Task statement:
Write out, word for word, every line from the first one through the line that holds "import * as", and nothing else; skip the pictures.

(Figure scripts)
-*-

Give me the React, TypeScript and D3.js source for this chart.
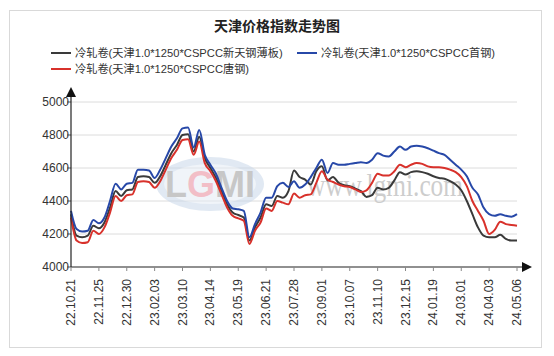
import React from "react";
import * as d3 from "d3";

const title = "天津价格指数走势图";
const seriesNames = [
  "冷轧卷(天津1.0*1250*CSPCC新天钢薄板)",
  "冷轧卷(天津1.0*1250*CSPCC首钢)",
  "冷轧卷(天津1.0*1250*CSPCC唐钢)",
];
const seriesColors = ["#3a3a3a", "#2748a8", "#d8312b"];
const tickLabels = [
  "22.10.21", "22.11.25", "22.12.30", "23.02.03", "23.03.10", "23.04.14",
  "23.05.19", "23.06.21", "23.07.28", "23.09.01", "23.10.07", "23.11.10",
  "23.12.15", "24.01.19", "24.03.01", "24.04.03", "24.05.06",
];
const yTicks = [4000, 4200, 4400, 4600, 4800, 5000];

const xintian = [
  4320, 4190, 4180, 4190, 4250, 4235, 4270, 4360, 4460, 4430,
  4465, 4470, 4545, 4550, 4545, 4510, 4550, 4620, 4690, 4740,
  4800, 4805, 4700, 4790, 4660, 4600, 4540, 4460, 4380, 4330,
  4315, 4300, 4160, 4240, 4300, 4380, 4370, 4430, 4420, 4460,
  4585, 4545, 4530, 4500, 4580, 4610, 4525, 4545, 4510, 4495,
  4490, 4475, 4460, 4425, 4435, 4480, 4470, 4480, 4525, 4575,
  4560, 4575, 4580, 4575, 4565, 4550, 4540, 4535, 4520, 4500,
  4465, 4400, 4320, 4240, 4190, 4180, 4180, 4195, 4170, 4160,
  4160,
];
const shougang = [
  4340, 4230, 4215, 4220, 4285, 4265, 4300, 4400, 4505, 4470,
  4505, 4510, 4590, 4590, 4585, 4540, 4590, 4660, 4730, 4780,
  4840, 4845, 4725, 4830, 4680, 4620, 4565, 4480, 4400, 4355,
  4350, 4340, 4180, 4260, 4330, 4420, 4420, 4490, 4510, 4485,
  4520, 4480, 4500, 4545, 4600, 4650, 4570, 4630, 4620, 4620,
  4625, 4630, 4635, 4630, 4650, 4690, 4675, 4670, 4700, 4730,
  4710, 4730, 4735, 4730, 4720, 4705, 4690, 4680, 4650, 4620,
  4590, 4550, 4480, 4440, 4360, 4320, 4310, 4320, 4310, 4305,
  4320,
];
const tanggang = [
  4300, 4160, 4145, 4150, 4220, 4200, 4240, 4330, 4430, 4400,
  4435, 4440, 4515, 4520, 4515, 4480, 4520, 4590, 4660, 4710,
  4770, 4775, 4680, 4760, 4630, 4580, 4520, 4440, 4360, 4310,
  4295, 4280, 4140, 4220, 4270, 4355, 4340, 4400, 4390, 4380,
  4445, 4420, 4435, 4440, 4510, 4580, 4530, 4515, 4500, 4490,
  4485, 4470, 4455, 4465, 4510, 4565, 4555, 4555, 4580, 4620,
  4605, 4620, 4630, 4625, 4610, 4605, 4605, 4600, 4590, 4575,
  4545, 4490, 4400, 4340, 4280, 4200, 4225, 4275, 4260, 4255,
  4250,
];

const allSeries = [xintian, shougang, tanggang];
const drawOrder = [0, 2, 1];

export default function App() {
  const W = 554, H = 356;
  const left = 71, right = 517, top = 102, bottom = 267;
  const n = xintian.length;
  const x = d3.scaleLinear().domain([0, n - 1]).range([left, right]);
  const y = d3.scaleLinear().domain([4000, 5000]).range([bottom, top]);
  const line = d3.line<number>().x((_, i) => x(i)).y((d) => y(d)).curve(d3.curveMonotoneX);
  const step = (n - 1) / (tickLabels.length - 1);
  const font = "Arial, 'Liberation Sans', 'Noto Sans CJK SC', sans-serif";

  return (
    <svg width={W} height={H} style={{ position: "absolute", left: 0, top: 0 }} fontFamily={font}>
      <rect x={0} y={0} width={W} height={H} fill="#fff" />
      <rect x={9.5} y={10.5} width={532} height={337} fill="#fff" stroke="#d9d9d9" />
      <text x={277} y={31} textAnchor="middle" fontSize={14} fontWeight="bold" fill="#222">{title}</text>

      {/* legend */}
      {[
        { i: 0, lx: 51, ly: 53 },
        { i: 1, lx: 297, ly: 53 },
        { i: 2, lx: 51, ly: 69 },
      ].map(({ i, lx, ly }) => (
        <g key={i}>
          <line x1={lx} x2={lx + 20} y1={ly} y2={ly} stroke={seriesColors[i]} strokeWidth={2} />
          <text x={lx + 24} y={ly + 4} fontSize={11.2} fill="#333">{seriesNames[i]}</text>
        </g>
      ))}

      {/* grid */}
      {yTicks.map((t) => (
        <g key={t}>
          {t > 4000 && <line x1={left} x2={right} y1={y(t)} y2={y(t)} stroke="#dcdcdc" strokeWidth={1} />}
          <line x1={left - 4} x2={left} y1={y(t)} y2={y(t)} stroke="#555" />
          <text x={left - 2} y={y(t) + 4} textAnchor="end" fontSize={12} fill="#333">{t}</text>
        </g>
      ))}

      {/* watermark */}
      <g opacity={0.55}>
        <ellipse cx={210} cy={184} rx={54} ry={27} fill="#c9d8ea" />
        <ellipse cx={210} cy={184} rx={46} ry={20} fill="#e4ecf5" />
        <text x={210} y={197} textAnchor="middle" fontSize={36} fontWeight="bold" fill="#9a9a9a" fontFamily="Arial, sans-serif">
          L<tspan fill="#e88a9a">G</tspan>MI
        </text>
      </g>
      <text x={307} y={196} fontSize={31} fill="#cdcdcd" fontFamily="'Liberation Serif', serif" textLength={156} lengthAdjust="spacingAndGlyphs">www.lgmi.com</text>

      {/* series */}
      {drawOrder.map((si) => (
        <path key={si} d={line(allSeries[si]) || ""} fill="none" stroke={seriesColors[si]} strokeWidth={2} strokeLinejoin="round" />
      ))}

      {/* axes */}
      <line x1={left} x2={left} y1={bottom} y2={94} stroke="#222" strokeWidth={1.2} />
      <path d={`M${left - 5},${97} L${left},${87} L${left + 5},${97} Z`} fill="#111" />
      <line x1={left} x2={524} y1={bottom} y2={bottom} stroke="#222" strokeWidth={1.2} />
      <path d={`M${522},${bottom - 5} L${532},${bottom} L${522},${bottom + 5} Z`} fill="#111" />

      {tickLabels.map((lab, k) => {
        const tx = x(k * step);
        return (
          <g key={lab}>
            <line x1={tx} x2={tx} y1={bottom} y2={bottom + 4} stroke="#888" />
            <text
              transform={`translate(${tx + 4},${279}) rotate(-90)`}
              textAnchor="end"
              fontSize={12}
              fill="#333"
            >
              {lab}
            </text>
          </g>
        );
      })}
    </svg>
  );
}
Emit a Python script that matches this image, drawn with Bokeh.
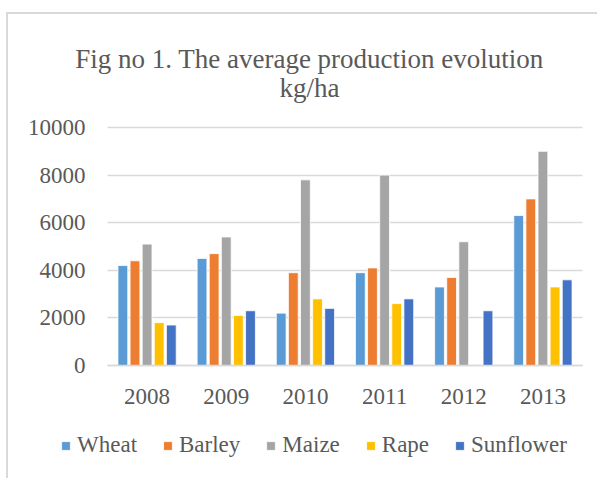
import numpy as np
from bokeh.plotting import figure
from bokeh.models import (Range1d, FixedTicker, Legend, LegendItem, Label,
                          ColumnDataSource)
from bokeh.embed import file_html
from bokeh.resources import INLINE

years = ["2008", "2009", "2010", "2011", "2012", "2013"]
wheat = [4200, 4500, 2200, 3900, 3300, 6300]
barley = [4400, 4700, 3900, 4100, 3700, 7000]
maize = [5100, 5400, 7800, 8000, 5200, 9000]
rape = [1800, 2100, 2800, 2600, 0, 3300]
sunflower = [1700, 2300, 2400, 2800, 2300, 3600]
series_names = ["Wheat", "Barley", "Maize", "Rape", "Sunflower"]
colors = ["#5B9BD5", "#ED7D31", "#A5A5A5", "#FFC000", "#4472C4"]
y_ticks = [0, 2000, 4000, 6000, 8000, 10000]
title_lines = ["Fig no 1. The average production evolution", "kg/ha"]

FONT = "Liberation Serif"
TXT = "#595959"
GRID = "#D9D9D9"

W, H = 597, 478
# pixel layout of the plotting area inside the canvas
PL, PR, PT, PB = 107, 582, 127, 365

pos = np.arange(1, len(years) + 1)          # category slots
x_lo, x_hi = pos[0] - 0.5, pos[-1] + 0.5
y_lo, y_hi = y_ticks[0], y_ticks[-1]
xs = (x_hi - x_lo) / (PR - PL)
ys = (y_hi - y_lo) / (PB - PT)

src = ColumnDataSource(dict(pos=pos, Wheat=wheat, Barley=barley, Maize=maize,
                            Rape=rape, Sunflower=sunflower))

p = figure(width=W, height=H,
           x_range=Range1d(x_lo - PL * xs, x_hi + (W - PR) * xs),
           y_range=Range1d(y_lo - (H - PB) * ys, y_hi + PT * ys),
           output_backend="svg", toolbar_location=None,
           min_border_left=0, min_border_right=0, min_border_top=0, min_border_bottom=0)
p.outline_line_color = None
p.background_fill_color = None
p.border_fill_color = None
p.styles = {
    "background": ("linear-gradient(#D9D9D9, #D9D9D9) 7px 12px / 100% 2px no-repeat, "
                   "linear-gradient(#D9D9D9, #D9D9D9) 6px 12px / 2px 100% no-repeat, white"),
}

pitch = 0.153
bar_w = 0.124
items = []
for i, (name, col) in enumerate(zip(series_names, colors)):
    r = p.vbar(x=pos + (i - 2) * pitch, top=src.data[name], width=bar_w,
               fill_color=col, line_color="white", line_width=0.8)
    items.append(LegendItem(label=name, renderers=[r]))

# grid
p.xgrid.grid_line_color = None
p.ygrid.ticker = FixedTicker(ticks=y_ticks)
p.ygrid.grid_line_color = GRID
p.ygrid.grid_line_width = 1.5
p.ygrid.cross_bounds = (x_lo, x_hi)

# axes drawn at fixed locations inside the canvas
yax = p.yaxis[0]
yax.fixed_location = x_lo
yax.ticker = FixedTicker(ticks=y_ticks)
yax.bounds = (y_lo, y_hi)
yax.axis_line_color = None
yax.major_tick_line_color = None
yax.minor_tick_line_color = None
yax.major_tick_out = 0
yax.major_label_standoff = 22
yax.major_label_text_font = FONT
yax.major_label_text_font_size = "23px"
yax.major_label_text_color = TXT

xax = p.xaxis[0]
xax.fixed_location = y_lo
xax.ticker = FixedTicker(ticks=list(pos))
xax.major_label_overrides = {int(k): v for k, v in zip(pos, years)}
xax.bounds = (x_lo, x_hi)
xax.axis_line_color = GRID
xax.axis_line_width = 1.5
xax.major_tick_line_color = None
xax.minor_tick_line_color = None
xax.major_tick_out = 0
xax.major_label_standoff = 23
xax.major_label_text_font = FONT
xax.major_label_text_font_size = "23px"
xax.major_label_text_color = TXT

legend = Legend(items=items, orientation="horizontal", location=(60, 20),
                padding=0, margin=0, spacing=25, label_standoff=6,
                glyph_width=11, glyph_height=11,
                label_text_font=FONT, label_text_font_size="23px",
                label_text_color=TXT, border_line_color=None,
                background_fill_alpha=0)
p.add_layout(legend, "center")

for txt, yy in zip(title_lines, [H - 58, H - 87]):
    p.add_layout(Label(x=309, y=yy, x_units="screen", y_units="screen", text=txt,
                       text_align="center", text_baseline="alphabetic",
                       text_font=FONT, text_font_size="27px", text_color=TXT))

open("out.html", "w").write(file_html(p, INLINE))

-*-

Full response:
Give me the React, TypeScript and D3.js source for this chart.
import React from "react";
import * as d3 from "d3";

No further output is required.